Golar reports today Q2 net income attributable to Golar of $230.0 million. Golar also reports Adjusted EBITDA1 of $101.0 million inclusive of FLNG Hilli and LNG carrier Golar Arctic but excluding the FSRU Golar Tundra that was sold to Snam on May 31, 2022, and the TFDE carriers, The Cool Pool Limited, and Golar's shipping and FSRU management organization sold to CoolCo during the quarter. Pro-rata Q2 results associated with these assets and entities are reported in discontinued operations.

On May 17, 2022 Golar entered into agreements with Snam relating to the conversion and subsequent sale of the converted LNG carrier Golar Arctic. Although ownership of the converted FSRU is not expected to transfer for up to 3-years, the transaction triggered an immediate impairment test. As the carrying value of the vessel exceeds its fair value as a carrier as of June 30, 2022, an impairment charge of $76.2 million has been recognized. The sale is expected to generate net positive cash and a gain on sale upon completion.

The Brent oil linked component of FLNG Hilli's fees generates additional annual operating cash flows of approximately $3.1 million for every dollar increase in Brent Crude prices between $60.00 per barrel and the contractual ceiling. Billing of this component is based on a three-month look-back at average Brent Crude prices. As a result of higher commodity prices, a $32.6 million realized gain on the oil derivative instrument was recorded in Q2, up from the $17.5 million realized in Q1. Golar has an effective 89.1% interest in these earnings. A Q2 realized gain of $29.4 million was also recognized in respect of fees for the TTF linked production, up from the $26.3 million realized in Q1. Golar has an effective 86.9% interest in these earnings. Offsetting this was a $7.0 million realized loss (100% attributable to Golar) on the hedged component of the quarter's TTF linked earnings. Collectively a $55.0 million realized gain on oil and gas derivative instruments was recognized as a result.

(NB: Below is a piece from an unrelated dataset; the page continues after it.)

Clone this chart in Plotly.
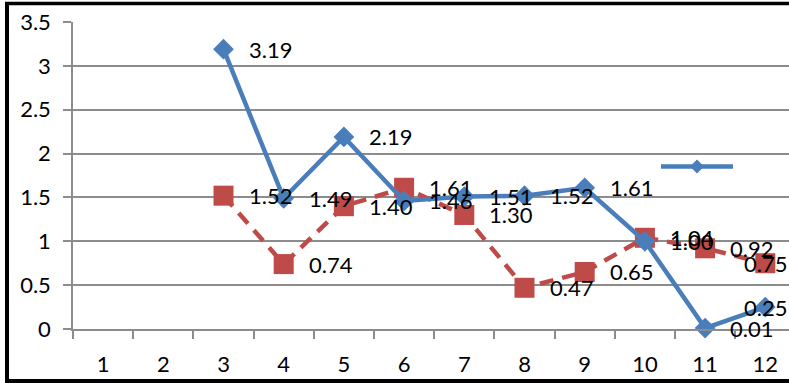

The mark-to-market fair value of the Hilli Brent oil linked derivative asset decreased by $0.3 million during the quarter, with a corresponding unrealized loss of the same amount recognized in the income statement. The fair value decrease was driven by a downward movement in the expected future market price for Brent oil. Predominantly driven by the recognition of a derivative asset reflecting the valuation of the discounted value of the tolling fee above the floor in respect of the customer's TTF linked capacity for 2023-2026, the mark-to-market fair value of the Hilli TTF natural gas derivative asset increased by $170.5 million during the quarter with a corresponding unrealized gain of the same amount recognized in the income statement. A $11.4 million unrealized gain in respect of the hedged portion of Q3 2022 TTF linked Hilli production was also recognized during the quarter. Collectively this therefore resulted in a $181.6 million Q2 unrealized gain on oil and gas derivative instruments.

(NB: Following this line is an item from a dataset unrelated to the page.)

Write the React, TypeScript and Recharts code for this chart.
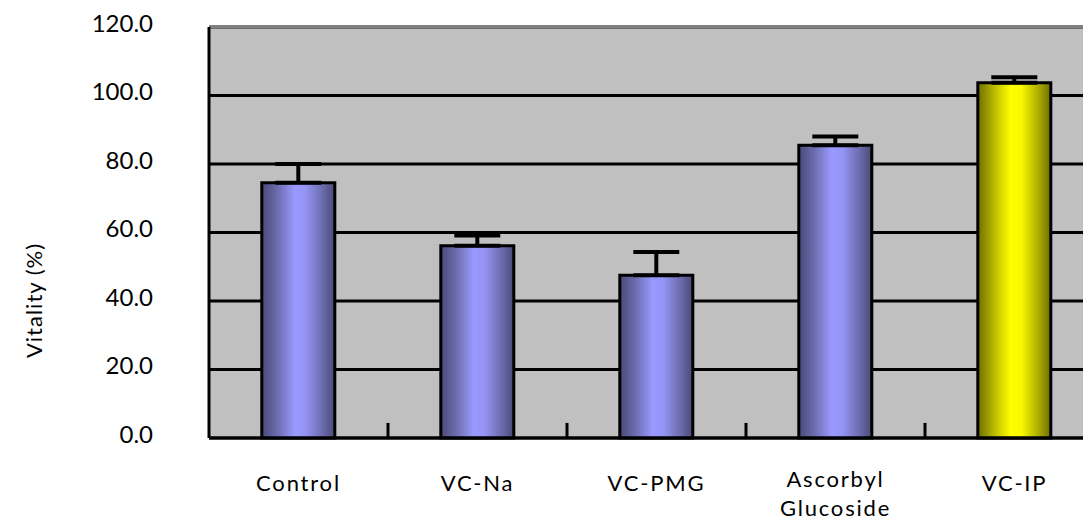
import React from 'react';
import { BarChart, Bar, XAxis, YAxis, CartesianGrid, ErrorBar, Cell, ReferenceLine } from 'recharts';

const categories = ['Control', 'VC-Na', 'VC-PMG', 'Ascorbyl\nGlucoside', 'VC-IP'];
const vitality = [74.5, 56.1, 47.5, 85.5, 103.7];
const errors = [5.5, 3.0, 6.8, 2.5, 1.6];
const yTicks = [0, 20, 40, 60, 80, 100, 120];
const highlight = 'VC-IP';

const data = categories.map((c, i) => ({ name: c, value: vitality[i], err: [0, errors[i]] }));

const FONT = 'Lato, "DejaVu Sans", sans-serif';

const XTick = (props: any) => {
  const { x, y, payload } = props;
  const lines = String(payload.value).split('\n');
  const shift = lines.length > 1 ? -4 : 0;
  return (
    <g>
      {lines.map((l, i) => (
        <text key={i} x={x} y={y + shift + i * 29} textAnchor="middle" dominantBaseline="central"
          fontFamily={FONT} fontSize={22} fill="#000" letterSpacing={1.8}>{l}</text>
      ))}
    </g>
  );
};

const YLabel = (props: any) => {
  const { viewBox } = props;
  const cx = 33;
  const cy = viewBox.y + viewBox.height / 2 + 68;
  return (
    <text x={cx} y={cy} transform={`rotate(-90, ${cx}, ${cy})`} textAnchor="middle" dominantBaseline="central"
      fontFamily={FONT} fontSize={22} fill="#000" letterSpacing={1}>Vitality (%)</text>
  );
};

export default function App() {
  return (
    <div style={{ margin: '-8px 0 0 -8px', width: 1091, height: 524, overflow: 'hidden', background: '#fff' }}>
      <BarChart width={1110} height={524} data={data} margin={{ top: 27, right: 6, bottom: 0, left: 0 }}
        barCategoryGap="29.5%">
        <defs>
          <linearGradient id="blueGrad" x1="0" y1="0" x2="1" y2="0">
            <stop offset="0%" stopColor="#4a4a7a" />
            <stop offset="20%" stopColor="#6a6aaa" />
            <stop offset="45%" stopColor="#9999ff" />
            <stop offset="60%" stopColor="#9494f5" />
            <stop offset="82%" stopColor="#6e6eb0" />
            <stop offset="100%" stopColor="#4a4a78" />
          </linearGradient>
          <linearGradient id="yellowGrad" x1="0" y1="0" x2="1" y2="0">
            <stop offset="0%" stopColor="#6e6e00" />
            <stop offset="22%" stopColor="#b8b800" />
            <stop offset="45%" stopColor="#ffff00" />
            <stop offset="60%" stopColor="#f8f800" />
            <stop offset="82%" stopColor="#b0b000" />
            <stop offset="100%" stopColor="#6e6e00" />
          </linearGradient>
        </defs>
        <CartesianGrid vertical={false} stroke="#000" strokeWidth={3} fill="#c0c0c0" fillOpacity={1} />
        <ReferenceLine y={120} stroke="#808080" strokeWidth={3} />
        <XAxis dataKey="name" height={86} axisLine={{ stroke: '#000', strokeWidth: 3 }} tickLine={false}
          tickSize={0} tickMargin={44} tick={<XTick />} interval={0} />
        <YAxis domain={[0, 120]} ticks={yTicks} width={209} axisLine={{ stroke: '#000', strokeWidth: 3 }}
          tickLine={false} tickSize={0} tickMargin={56} tickFormatter={(v: number) => v.toFixed(1)}
          tick={{ fontFamily: FONT, fontSize: 24, fill: '#000', dy: -4 }}
          label={<YLabel />} />
        {categories.slice(0, 4).map((c) => (
          <ReferenceLine key={c} position="end" segment={[{ x: c, y: 0 }, { x: c, y: 4.4 }]} stroke="#000" strokeWidth={3} />
        ))}
        <Bar dataKey="value" isAnimationActive={false} stroke="#000" strokeWidth={3} fill="url(#blueGrad)">
          {data.map((d) => (
            <Cell key={d.name} fill={d.name === highlight ? 'url(#yellowGrad)' : 'url(#blueGrad)'} />
          ))}
          <ErrorBar dataKey="err" width={23} stroke="#000" strokeWidth={4} direction="y" />
        </Bar>
      </BarChart>
    </div>
  );
}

FLNG Hilli production over and above the quarter's pro-rata share of 1.4 million tons of full year 2022 contracted production resulted in the recognition of $10.2 million of Other operating income during the quarter.

The pricing of the 6.2 million NFE shares sold on April 6, 2022 was less than their carrying value and a $11.2 million realized loss was recorded. A decrease in the NFE share price between April 1 and June 30 also resulted in the recognition of a Q2 unrealized mark-to-market loss of $37.8 million on Golar’s remaining 12.4 million NFE shares in Other non-operating losses. The fair value of these shares was $39.57 per share as of June 30, 2022 (price as of August 9, 2022 was $54.92). Together with $1.2 million of dividend income from NFE, this collectively contributed to most of the $45.1 million of Other non-operating losses during the quarter.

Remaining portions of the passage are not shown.